Under the jihadists' totalitarian regime, a female doctor treating male patients was out of the question – not even boys. "When I got male patients, even if it was a child, I was never allowed to approach them. If they caught you treating men they would execute you."
In August, a female dentist was beheaded for treating male patients in Al-Mayadeen, an IS-occupied town on the border of Iraq. "They just murdered her because they knew she was treating a man in her clinic. They killed her and sent a message to her parents that their infidel daughter was dead because of this."
Escape to Turkey
Raheb decided to flee when an IS guard at the hospital tipped her off that she was about to be reported to the religious police. Although she never found out why, she suspects the militants had discovered she was trying to smuggle additional medicine for civilians into the hospital as stocks were dwindling.
She fled from an emergency exit in the back of the building and with the help of her father, reached her sister's house where she hid for several days. At the beginning of August, she left Syria for Turkey and settled in Gaziantep, a southern Turkish city 40 miles from the Syrian border.
It is nearly exactly one year since the first of thousands of US-led air strikes were launched in Syria and Iraq. France has stepped up its air campaign in Syria following the assault on Paris last week, in which IS jihadists killed 129 and injured hundreds more.
In their largest raids in Syria to date, French fighter jets targeted the IS stronghold in Raqqa in coordination with US forces, reportedly striking a command centre, a recruitment centre and training camp for jihadists and a munitions depot.
At the end of September, Russian jets joined the crowded skies above northern Syria.

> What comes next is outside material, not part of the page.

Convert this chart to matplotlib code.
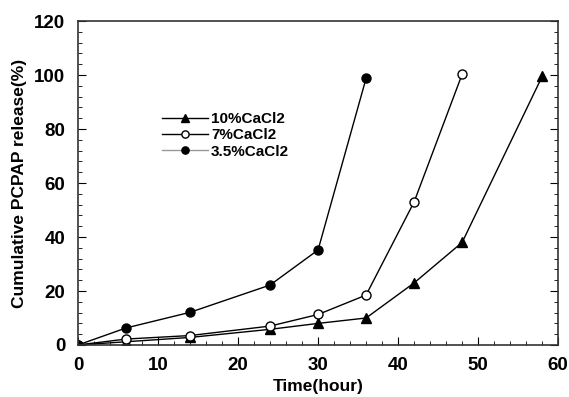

Although President Vladimir Putin has said they are attacking IS, air strikes have mostly targeted other rebel groups fighting against Bashar al-Assad.
"I need to say that Russian attacks, even when they target Raqqa city, have never approached IS centres – never," Raheb says. "They sent them randomly and without any caution. They are targeting all the other militants, even the moderate ones, just because of their interests in protecting Assad."
On-the-ground verification of who has been killed is near impossible with the ongoing violence. President Barack Obama has ruled out US boots on the ground, despite calls for an invasion. Nobody knows exactly how many civilians have been killed in the strikes so far, but an August report by Airwars, a group monitoring air strikes against IS, stated more than 450 non-combatants had been killed – including at least 100 children. Figures from the US-led coalition had only acknowledged two civilian deaths at that time.
"It is very complicated because you have enemies and you have friends and they both live in the same area," Raheb says. "Many civilians are being killed by those strikes on the Islamic State – although it was done to save them. So it doesn't make sense. It is difficult for me because I lost many people I know – my neighbours, my friends – because of these attacks that are supposed to target IS."